> [Recorded data]
-- BEGIN --

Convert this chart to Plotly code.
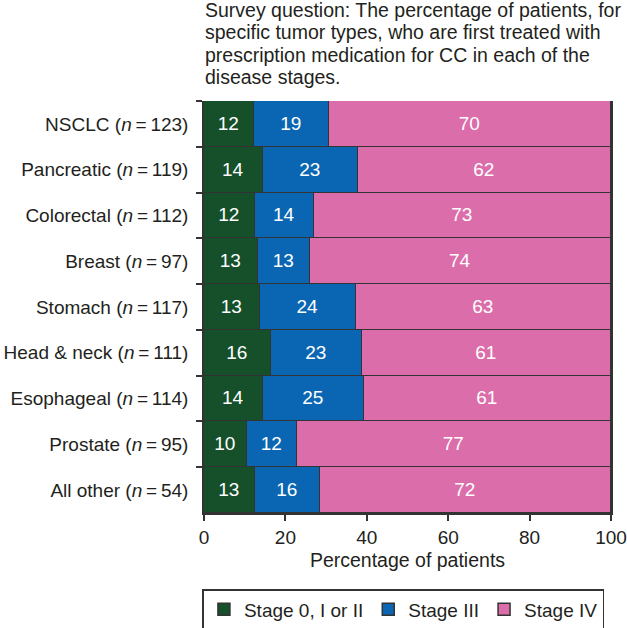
import plotly.graph_objects as go

categories = ["NSCLC", "Pancreatic", "Colorectal", "Breast", "Stomach",
              "Head &amp; neck", "Esophageal", "Prostate", "All other"]
n_values = [123, 119, 112, 97, 117, 111, 114, 95, 54]

# Bar widths (percent of patients)
stage_early = [12.3, 14.5, 12.6, 13.2, 13.8, 16.4, 14.6, 10.6, 12.6]
stage_iii = [18.4, 23.3, 14.4, 12.9, 23.5, 22.3, 24.6, 12.3, 15.9]
stage_iv = [69.3, 62.2, 73.0, 73.9, 62.7, 61.3, 60.8, 77.1, 71.5]

# Printed labels
label_early = [12, 14, 12, 13, 13, 16, 14, 10, 13]
label_iii = [19, 23, 14, 13, 24, 23, 25, 12, 16]
label_iv = [70, 62, 73, 74, 63, 61, 61, 77, 72]

series_names = ["Stage 0, I or II", "Stage III", "Stage IV"]
colors = ["#15502b", "#0a66b2", "#db6dab"]

x_ticks = [0, 20, 40, 60, 80, 100]

title_lines = ["Survey question: The percentage of patients, for",
               "specific tumor types, who are first treated with",
               "prescription medication for CC in each of the",
               "disease stages."]

ylabels = [f"{c} (<i>n</i>\u2009=\u2009{n})" for c, n in zip(categories, n_values)]

FONT = "Liberation Sans, Arial, Helvetica, sans-serif"
TXT = "#231f20"
FS = 19.5

W, H = 627, 628
ML, MR, MT, MB = 204, 16, 101, 115
PH = H - MT - MB

fig = go.Figure()
for name, vals, labs, col in zip(series_names,
                                 [stage_early, stage_iii, stage_iv],
                                 [label_early, label_iii, label_iv],
                                 colors):
    fig.add_trace(go.Bar(
        y=ylabels, x=vals, name=name, orientation="h",
        marker=dict(color=col, line=dict(color="#333333", width=1.5)),
        text=[str(v) for v in labs], textposition="inside",
        insidetextanchor="middle", textangle=0, constraintext="none",
        textfont=dict(color="white", size=19, family=FONT),
        hoverinfo="skip",
    ))

for i, line in enumerate(title_lines):
    yc = 9.5 + 22.6 * i
    fig.add_annotation(
        text=line, xref="paper", yref="paper",
        x=0, xanchor="left", y=1 + (MT - yc) / PH, yanchor="middle",
        align="left", showarrow=False, xshift=-1,
        font=dict(size=19.5, color=TXT, family=FONT),
    )

fig.update_layout(
    barmode="stack", bargap=0,
    width=W, height=H,
    margin=dict(l=ML, r=MR, t=MT, b=MB, autoexpand=False),
    paper_bgcolor="white", plot_bgcolor="white",
    font=dict(family=FONT, size=FS, color=TXT),
    legend=dict(
        orientation="h", x=0.49, xanchor="center",
        y=-(589 - (H - MB)) / PH, yanchor="top",
        bordercolor="#333333", borderwidth=1.5,
        font=dict(size=19, color=TXT, family=FONT),
        traceorder="normal",
    ),
    showlegend=True,
)
fig.update_xaxes(
    range=[0, 100], tickvals=x_ticks, ticktext=[str(t) for t in x_ticks],
    showgrid=False, zeroline=False, automargin=False,
    showline=True, linecolor="#333333", linewidth=1.5,
    ticks="outside", ticklen=6, tickcolor="#333333", tickwidth=1.5,
    title=dict(text="Percentage of patients", standoff=7,
               font=dict(size=FS, color=TXT)),
    tickfont=dict(size=19, color=TXT),
)
fig.update_yaxes(
    categoryorder="array", categoryarray=ylabels, autorange="reversed",
    showgrid=False, zeroline=False, automargin=False,
    showline=True, mirror=True, linecolor="#333333", linewidth=1.5,
    ticks="outside", tickson="boundaries", ticklen=6,
    tickcolor="#333333", tickwidth=1.5, ticklabelstandoff=10,
    tickfont=dict(size=19, color=TXT),
)

fig.write_html(
    "out.html",
    config={"displayModeBar": False},
    post_script="document.body.style.margin='0';document.body.style.overflow='hidden';",
)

-- END --

> [Aim] Give every line above again exactly, with no pictures.

> [The reply]
Convert this chart to Plotly code.
import plotly.graph_objects as go

categories = ["NSCLC", "Pancreatic", "Colorectal", "Breast", "Stomach",
              "Head &amp; neck", "Esophageal", "Prostate", "All other"]
n_values = [123, 119, 112, 97, 117, 111, 114, 95, 54]

# Bar widths (percent of patients)
stage_early = [12.3, 14.5, 12.6, 13.2, 13.8, 16.4, 14.6, 10.6, 12.6]
stage_iii = [18.4, 23.3, 14.4, 12.9, 23.5, 22.3, 24.6, 12.3, 15.9]
stage_iv = [69.3, 62.2, 73.0, 73.9, 62.7, 61.3, 60.8, 77.1, 71.5]

# Printed labels
label_early = [12, 14, 12, 13, 13, 16, 14, 10, 13]
label_iii = [19, 23, 14, 13, 24, 23, 25, 12, 16]
label_iv = [70, 62, 73, 74, 63, 61, 61, 77, 72]

series_names = ["Stage 0, I or II", "Stage III", "Stage IV"]
colors = ["#15502b", "#0a66b2", "#db6dab"]

x_ticks = [0, 20, 40, 60, 80, 100]

title_lines = ["Survey question: The percentage of patients, for",
               "specific tumor types, who are first treated with",
               "prescription medication for CC in each of the",
               "disease stages."]

ylabels = [f"{c} (<i>n</i>\u2009=\u2009{n})" for c, n in zip(categories, n_values)]

FONT = "Liberation Sans, Arial, Helvetica, sans-serif"
TXT = "#231f20"
FS = 19.5

W, H = 627, 628
ML, MR, MT, MB = 204, 16, 101, 115
PH = H - MT - MB

fig = go.Figure()
for name, vals, labs, col in zip(series_names,
                                 [stage_early, stage_iii, stage_iv],
                                 [label_early, label_iii, label_iv],
                                 colors):
    fig.add_trace(go.Bar(
        y=ylabels, x=vals, name=name, orientation="h",
        marker=dict(color=col, line=dict(color="#333333", width=1.5)),
        text=[str(v) for v in labs], textposition="inside",
        insidetextanchor="middle", textangle=0, constraintext="none",
        textfont=dict(color="white", size=19, family=FONT),
        hoverinfo="skip",
    ))

for i, line in enumerate(title_lines):
    yc = 9.5 + 22.6 * i
    fig.add_annotation(
        text=line, xref="paper", yref="paper",
        x=0, xanchor="left", y=1 + (MT - yc) / PH, yanchor="middle",
        align="left", showarrow=False, xshift=-1,
        font=dict(size=19.5, color=TXT, family=FONT),
    )

fig.update_layout(
    barmode="stack", bargap=0,
    width=W, height=H,
    margin=dict(l=ML, r=MR, t=MT, b=MB, autoexpand=False),
    paper_bgcolor="white", plot_bgcolor="white",
    font=dict(family=FONT, size=FS, color=TXT),
    legend=dict(
        orientation="h", x=0.49, xanchor="center",
        y=-(589 - (H - MB)) / PH, yanchor="top",
        bordercolor="#333333", borderwidth=1.5,
        font=dict(size=19, color=TXT, family=FONT),
        traceorder="normal",
    ),
    showlegend=True,
)
fig.update_xaxes(
    range=[0, 100], tickvals=x_ticks, ticktext=[str(t) for t in x_ticks],
    showgrid=False, zeroline=False, automargin=False,
    showline=True, linecolor="#333333", linewidth=1.5,
    ticks="outside", ticklen=6, tickcolor="#333333", tickwidth=1.5,
    title=dict(text="Percentage of patients", standoff=7,
               font=dict(size=FS, color=TXT)),
    tickfont=dict(size=19, color=TXT),
)
fig.update_yaxes(
    categoryorder="array", categoryarray=ylabels, autorange="reversed",
    showgrid=False, zeroline=False, automargin=False,
    showline=True, mirror=True, linecolor="#333333", linewidth=1.5,
    ticks="outside", tickson="boundaries", ticklen=6,
    tickcolor="#333333", tickwidth=1.5, ticklabelstandoff=10,
    tickfont=dict(size=19, color=TXT),
)

fig.write_html(
    "out.html",
    config={"displayModeBar": False},
    post_script="document.body.style.margin='0';document.body.style.overflow='hidden';",
)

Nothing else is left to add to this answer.